Stated task: All of the material below is to be returned exactly.

Material provided:
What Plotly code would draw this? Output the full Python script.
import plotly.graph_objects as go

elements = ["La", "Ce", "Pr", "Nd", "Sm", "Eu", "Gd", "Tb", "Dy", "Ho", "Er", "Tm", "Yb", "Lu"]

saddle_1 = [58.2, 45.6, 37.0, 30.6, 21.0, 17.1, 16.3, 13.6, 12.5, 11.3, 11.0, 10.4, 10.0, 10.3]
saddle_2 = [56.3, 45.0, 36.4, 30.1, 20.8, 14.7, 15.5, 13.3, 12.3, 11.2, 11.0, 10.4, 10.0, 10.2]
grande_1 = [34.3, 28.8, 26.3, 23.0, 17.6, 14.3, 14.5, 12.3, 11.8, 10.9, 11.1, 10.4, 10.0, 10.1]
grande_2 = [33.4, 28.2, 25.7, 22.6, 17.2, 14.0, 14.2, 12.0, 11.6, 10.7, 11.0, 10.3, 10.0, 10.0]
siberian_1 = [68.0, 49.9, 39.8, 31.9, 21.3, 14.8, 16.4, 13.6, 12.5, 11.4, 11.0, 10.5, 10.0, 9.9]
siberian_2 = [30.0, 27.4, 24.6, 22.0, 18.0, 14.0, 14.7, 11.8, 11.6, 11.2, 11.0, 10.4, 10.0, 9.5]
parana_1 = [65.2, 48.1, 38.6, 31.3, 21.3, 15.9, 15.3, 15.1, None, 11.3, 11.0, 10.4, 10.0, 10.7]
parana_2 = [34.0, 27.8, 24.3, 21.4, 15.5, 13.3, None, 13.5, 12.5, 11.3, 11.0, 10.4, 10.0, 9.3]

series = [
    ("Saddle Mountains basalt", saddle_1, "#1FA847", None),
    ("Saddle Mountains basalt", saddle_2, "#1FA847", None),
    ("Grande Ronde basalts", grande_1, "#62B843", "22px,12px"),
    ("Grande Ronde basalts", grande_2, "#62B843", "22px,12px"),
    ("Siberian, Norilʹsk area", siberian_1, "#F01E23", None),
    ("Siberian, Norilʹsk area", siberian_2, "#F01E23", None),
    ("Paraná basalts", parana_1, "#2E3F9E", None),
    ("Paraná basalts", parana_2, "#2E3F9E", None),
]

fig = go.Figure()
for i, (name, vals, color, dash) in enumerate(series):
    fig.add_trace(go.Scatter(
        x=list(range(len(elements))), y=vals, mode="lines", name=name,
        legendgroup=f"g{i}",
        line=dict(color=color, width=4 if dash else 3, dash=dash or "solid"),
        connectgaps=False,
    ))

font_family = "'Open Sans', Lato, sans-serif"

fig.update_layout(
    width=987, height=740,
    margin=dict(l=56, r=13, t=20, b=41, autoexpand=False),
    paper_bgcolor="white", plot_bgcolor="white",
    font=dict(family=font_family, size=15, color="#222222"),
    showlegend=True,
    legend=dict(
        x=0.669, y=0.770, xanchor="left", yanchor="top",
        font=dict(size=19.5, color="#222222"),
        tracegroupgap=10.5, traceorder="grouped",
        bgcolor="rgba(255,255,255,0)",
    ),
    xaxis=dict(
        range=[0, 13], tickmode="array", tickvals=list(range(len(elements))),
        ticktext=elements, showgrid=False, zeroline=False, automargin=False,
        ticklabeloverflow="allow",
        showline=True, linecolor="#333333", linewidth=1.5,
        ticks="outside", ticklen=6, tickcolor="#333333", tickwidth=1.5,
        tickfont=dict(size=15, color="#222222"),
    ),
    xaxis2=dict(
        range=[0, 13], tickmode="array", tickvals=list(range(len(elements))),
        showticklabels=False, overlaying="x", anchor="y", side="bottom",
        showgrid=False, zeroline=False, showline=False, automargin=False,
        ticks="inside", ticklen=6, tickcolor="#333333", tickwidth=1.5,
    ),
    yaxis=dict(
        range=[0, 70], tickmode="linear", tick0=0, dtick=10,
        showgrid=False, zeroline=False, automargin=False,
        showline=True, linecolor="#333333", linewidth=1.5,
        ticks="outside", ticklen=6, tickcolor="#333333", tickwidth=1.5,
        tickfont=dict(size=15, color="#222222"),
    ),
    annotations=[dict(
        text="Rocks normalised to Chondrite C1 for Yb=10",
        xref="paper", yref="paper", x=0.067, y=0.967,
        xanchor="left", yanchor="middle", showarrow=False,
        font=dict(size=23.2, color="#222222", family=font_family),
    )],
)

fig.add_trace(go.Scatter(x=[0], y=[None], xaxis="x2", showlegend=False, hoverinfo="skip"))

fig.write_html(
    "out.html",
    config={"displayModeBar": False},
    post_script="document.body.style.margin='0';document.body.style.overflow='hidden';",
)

Written response:
What Plotly code would draw this? Output the full Python script.
import plotly.graph_objects as go

elements = ["La", "Ce", "Pr", "Nd", "Sm", "Eu", "Gd", "Tb", "Dy", "Ho", "Er", "Tm", "Yb", "Lu"]

saddle_1 = [58.2, 45.6, 37.0, 30.6, 21.0, 17.1, 16.3, 13.6, 12.5, 11.3, 11.0, 10.4, 10.0, 10.3]
saddle_2 = [56.3, 45.0, 36.4, 30.1, 20.8, 14.7, 15.5, 13.3, 12.3, 11.2, 11.0, 10.4, 10.0, 10.2]
grande_1 = [34.3, 28.8, 26.3, 23.0, 17.6, 14.3, 14.5, 12.3, 11.8, 10.9, 11.1, 10.4, 10.0, 10.1]
grande_2 = [33.4, 28.2, 25.7, 22.6, 17.2, 14.0, 14.2, 12.0, 11.6, 10.7, 11.0, 10.3, 10.0, 10.0]
siberian_1 = [68.0, 49.9, 39.8, 31.9, 21.3, 14.8, 16.4, 13.6, 12.5, 11.4, 11.0, 10.5, 10.0, 9.9]
siberian_2 = [30.0, 27.4, 24.6, 22.0, 18.0, 14.0, 14.7, 11.8, 11.6, 11.2, 11.0, 10.4, 10.0, 9.5]
parana_1 = [65.2, 48.1, 38.6, 31.3, 21.3, 15.9, 15.3, 15.1, None, 11.3, 11.0, 10.4, 10.0, 10.7]
parana_2 = [34.0, 27.8, 24.3, 21.4, 15.5, 13.3, None, 13.5, 12.5, 11.3, 11.0, 10.4, 10.0, 9.3]

series = [
    ("Saddle Mountains basalt", saddle_1, "#1FA847", None),
    ("Saddle Mountains basalt", saddle_2, "#1FA847", None),
    ("Grande Ronde basalts", grande_1, "#62B843", "22px,12px"),
    ("Grande Ronde basalts", grande_2, "#62B843", "22px,12px"),
    ("Siberian, Norilʹsk area", siberian_1, "#F01E23", None),
    ("Siberian, Norilʹsk area", siberian_2, "#F01E23", None),
    ("Paraná basalts", parana_1, "#2E3F9E", None),
    ("Paraná basalts", parana_2, "#2E3F9E", None),
]

fig = go.Figure()
for i, (name, vals, color, dash) in enumerate(series):
    fig.add_trace(go.Scatter(
        x=list(range(len(elements))), y=vals, mode="lines", name=name,
        legendgroup=f"g{i}",
        line=dict(color=color, width=4 if dash else 3, dash=dash or "solid"),
        connectgaps=False,
    ))

font_family = "'Open Sans', Lato, sans-serif"

fig.update_layout(
    width=987, height=740,
    margin=dict(l=56, r=13, t=20, b=41, autoexpand=False),
    paper_bgcolor="white", plot_bgcolor="white",
    font=dict(family=font_family, size=15, color="#222222"),
    showlegend=True,
    legend=dict(
        x=0.669, y=0.770, xanchor="left", yanchor="top",
        font=dict(size=19.5, color="#222222"),
        tracegroupgap=10.5, traceorder="grouped",
        bgcolor="rgba(255,255,255,0)",
    ),
    xaxis=dict(
        range=[0, 13], tickmode="array", tickvals=list(range(len(elements))),
        ticktext=elements, showgrid=False, zeroline=False, automargin=False,
        ticklabeloverflow="allow",
        showline=True, linecolor="#333333", linewidth=1.5,
        ticks="outside", ticklen=6, tickcolor="#333333", tickwidth=1.5,
        tickfont=dict(size=15, color="#222222"),
    ),
    xaxis2=dict(
        range=[0, 13], tickmode="array", tickvals=list(range(len(elements))),
        showticklabels=False, overlaying="x", anchor="y", side="bottom",
        showgrid=False, zeroline=False, showline=False, automargin=False,
        ticks="inside", ticklen=6, tickcolor="#333333", tickwidth=1.5,
    ),
    yaxis=dict(
        range=[0, 70], tickmode="linear", tick0=0, dtick=10,
        showgrid=False, zeroline=False, automargin=False,
        showline=True, linecolor="#333333", linewidth=1.5,
        ticks="outside", ticklen=6, tickcolor="#333333", tickwidth=1.5,
        tickfont=dict(size=15, color="#222222"),
    ),
    annotations=[dict(
        text="Rocks normalised to Chondrite C1 for Yb=10",
        xref="paper", yref="paper", x=0.067, y=0.967,
        xanchor="left", yanchor="middle", showarrow=False,
        font=dict(size=23.2, color="#222222", family=font_family),
    )],
)

fig.add_trace(go.Scatter(x=[0], y=[None], xaxis="x2", showlegend=False, hoverinfo="skip"))

fig.write_html(
    "out.html",
    config={"displayModeBar": False},
    post_script="document.body.style.margin='0';document.body.style.overflow='hidden';",
)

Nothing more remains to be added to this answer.